- EXERCISE: Gather every line below where "matplotlib" appears.

━━━━━━

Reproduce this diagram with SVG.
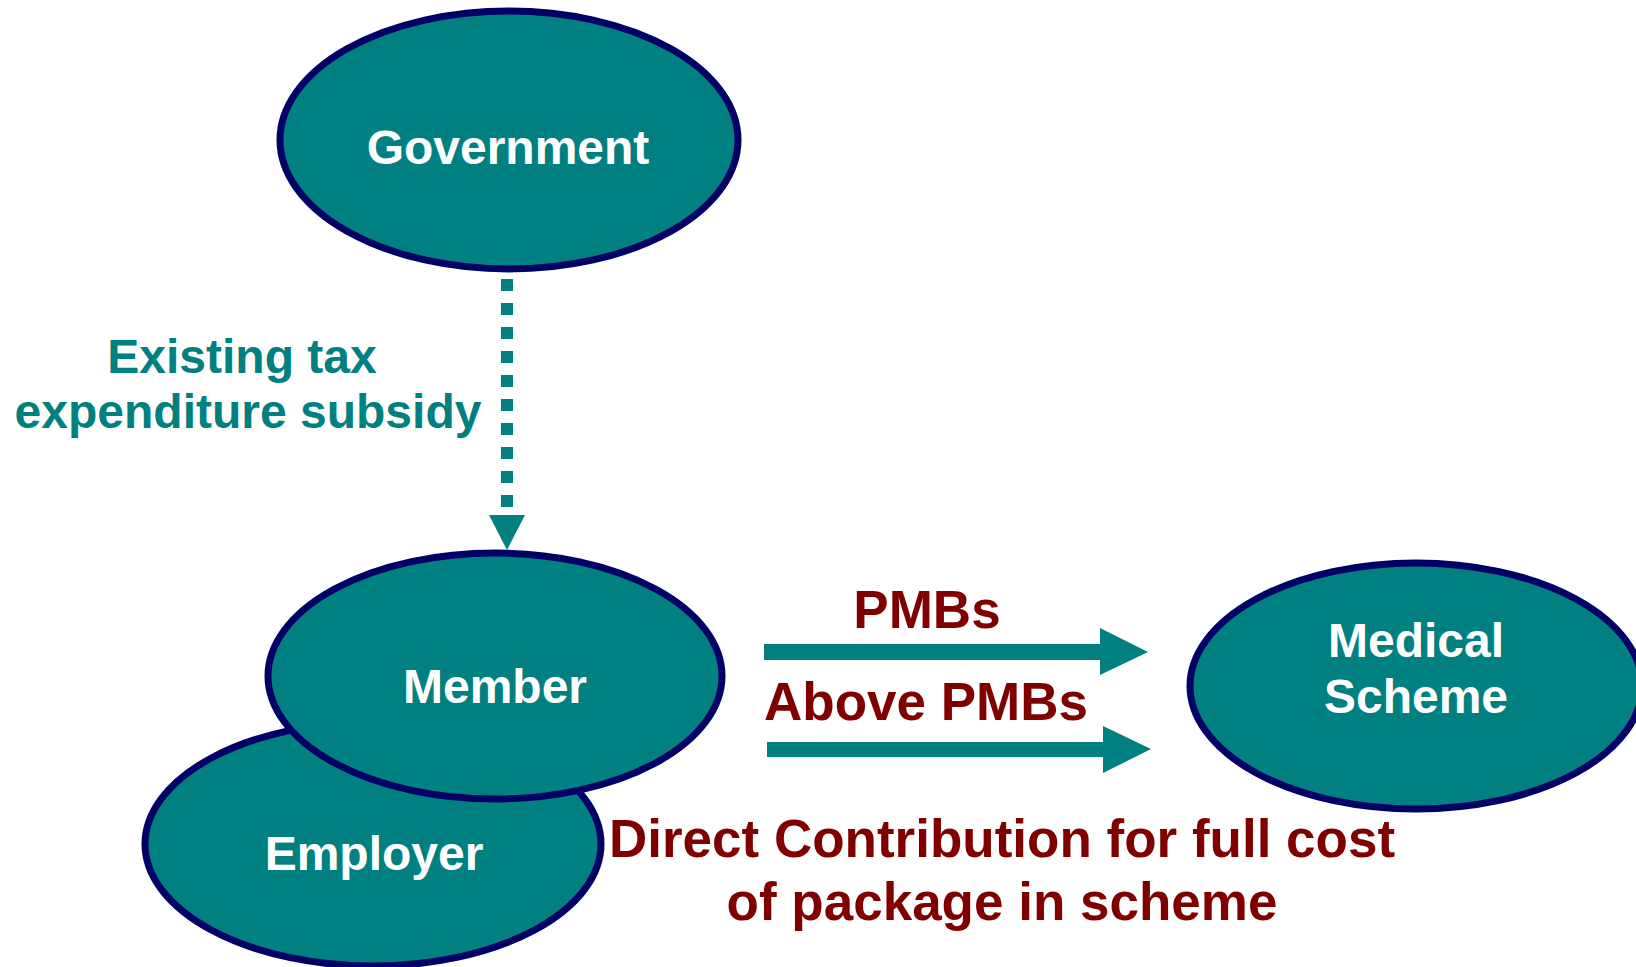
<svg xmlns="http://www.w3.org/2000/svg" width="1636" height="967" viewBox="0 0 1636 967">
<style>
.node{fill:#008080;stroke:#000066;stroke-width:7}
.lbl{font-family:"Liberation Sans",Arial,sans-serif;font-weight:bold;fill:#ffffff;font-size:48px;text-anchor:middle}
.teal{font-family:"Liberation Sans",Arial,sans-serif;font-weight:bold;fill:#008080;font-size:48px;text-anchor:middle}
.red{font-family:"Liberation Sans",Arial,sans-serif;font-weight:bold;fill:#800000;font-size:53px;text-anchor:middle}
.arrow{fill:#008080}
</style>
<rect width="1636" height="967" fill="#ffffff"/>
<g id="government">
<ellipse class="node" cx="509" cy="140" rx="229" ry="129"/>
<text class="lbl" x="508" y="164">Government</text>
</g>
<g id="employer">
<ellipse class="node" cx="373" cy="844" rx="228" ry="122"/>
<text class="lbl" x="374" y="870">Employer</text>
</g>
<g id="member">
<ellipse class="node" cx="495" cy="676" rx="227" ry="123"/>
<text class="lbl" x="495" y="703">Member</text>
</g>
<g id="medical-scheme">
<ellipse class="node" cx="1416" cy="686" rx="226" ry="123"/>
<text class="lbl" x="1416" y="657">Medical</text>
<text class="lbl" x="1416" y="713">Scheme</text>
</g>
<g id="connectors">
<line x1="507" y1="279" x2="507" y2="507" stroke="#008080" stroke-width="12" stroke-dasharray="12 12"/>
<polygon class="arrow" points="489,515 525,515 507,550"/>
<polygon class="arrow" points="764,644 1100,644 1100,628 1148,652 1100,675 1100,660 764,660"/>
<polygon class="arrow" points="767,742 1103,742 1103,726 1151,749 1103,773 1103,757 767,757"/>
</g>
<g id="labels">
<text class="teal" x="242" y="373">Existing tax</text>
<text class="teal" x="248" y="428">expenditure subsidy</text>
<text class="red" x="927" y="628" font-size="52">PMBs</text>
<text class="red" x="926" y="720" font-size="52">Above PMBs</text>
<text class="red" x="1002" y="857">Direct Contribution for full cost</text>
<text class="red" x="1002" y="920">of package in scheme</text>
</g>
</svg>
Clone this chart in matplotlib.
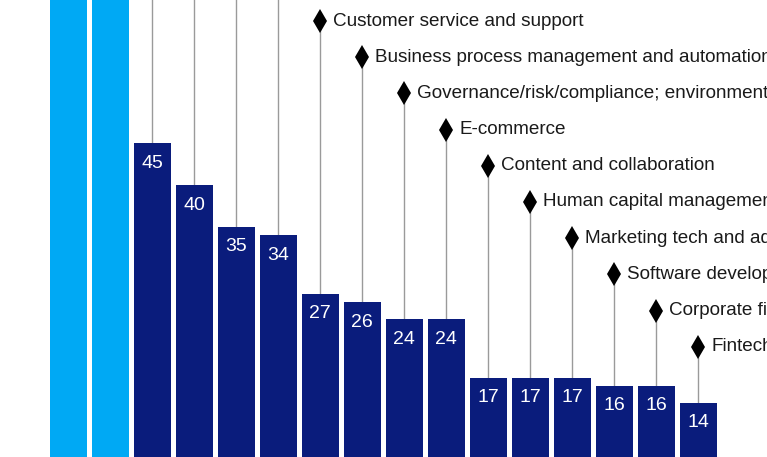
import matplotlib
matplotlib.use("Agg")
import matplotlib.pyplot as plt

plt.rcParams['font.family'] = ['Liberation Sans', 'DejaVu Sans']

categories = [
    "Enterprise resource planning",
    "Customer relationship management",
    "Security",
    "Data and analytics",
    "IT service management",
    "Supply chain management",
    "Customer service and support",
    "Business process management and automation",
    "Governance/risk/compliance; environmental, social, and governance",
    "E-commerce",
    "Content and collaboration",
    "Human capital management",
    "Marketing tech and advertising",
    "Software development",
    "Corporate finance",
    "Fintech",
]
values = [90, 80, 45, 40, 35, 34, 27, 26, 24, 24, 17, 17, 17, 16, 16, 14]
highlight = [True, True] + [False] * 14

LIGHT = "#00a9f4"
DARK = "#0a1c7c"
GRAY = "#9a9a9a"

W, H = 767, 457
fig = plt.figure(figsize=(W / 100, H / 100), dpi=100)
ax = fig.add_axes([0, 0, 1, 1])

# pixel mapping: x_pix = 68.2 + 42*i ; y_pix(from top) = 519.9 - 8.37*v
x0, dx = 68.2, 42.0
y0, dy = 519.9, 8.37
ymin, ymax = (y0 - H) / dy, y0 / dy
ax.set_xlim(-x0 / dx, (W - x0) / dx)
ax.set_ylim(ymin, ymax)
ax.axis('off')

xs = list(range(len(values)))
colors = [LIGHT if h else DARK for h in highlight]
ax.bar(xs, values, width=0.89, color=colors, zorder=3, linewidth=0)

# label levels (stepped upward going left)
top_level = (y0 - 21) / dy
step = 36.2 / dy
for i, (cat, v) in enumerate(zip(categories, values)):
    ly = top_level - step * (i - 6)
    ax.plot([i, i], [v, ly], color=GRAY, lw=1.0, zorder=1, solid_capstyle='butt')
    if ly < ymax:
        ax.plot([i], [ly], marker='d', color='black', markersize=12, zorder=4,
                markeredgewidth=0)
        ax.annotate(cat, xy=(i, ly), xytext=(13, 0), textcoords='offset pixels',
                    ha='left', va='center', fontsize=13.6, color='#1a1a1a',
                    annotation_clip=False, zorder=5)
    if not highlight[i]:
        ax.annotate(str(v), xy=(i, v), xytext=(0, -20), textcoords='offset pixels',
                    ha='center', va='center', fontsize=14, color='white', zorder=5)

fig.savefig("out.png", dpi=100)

━━━━━━

- ANSWER TO THIS EXERCISE:
Clone this chart in matplotlib.
import matplotlib
matplotlib.use("Agg")
import matplotlib.pyplot as plt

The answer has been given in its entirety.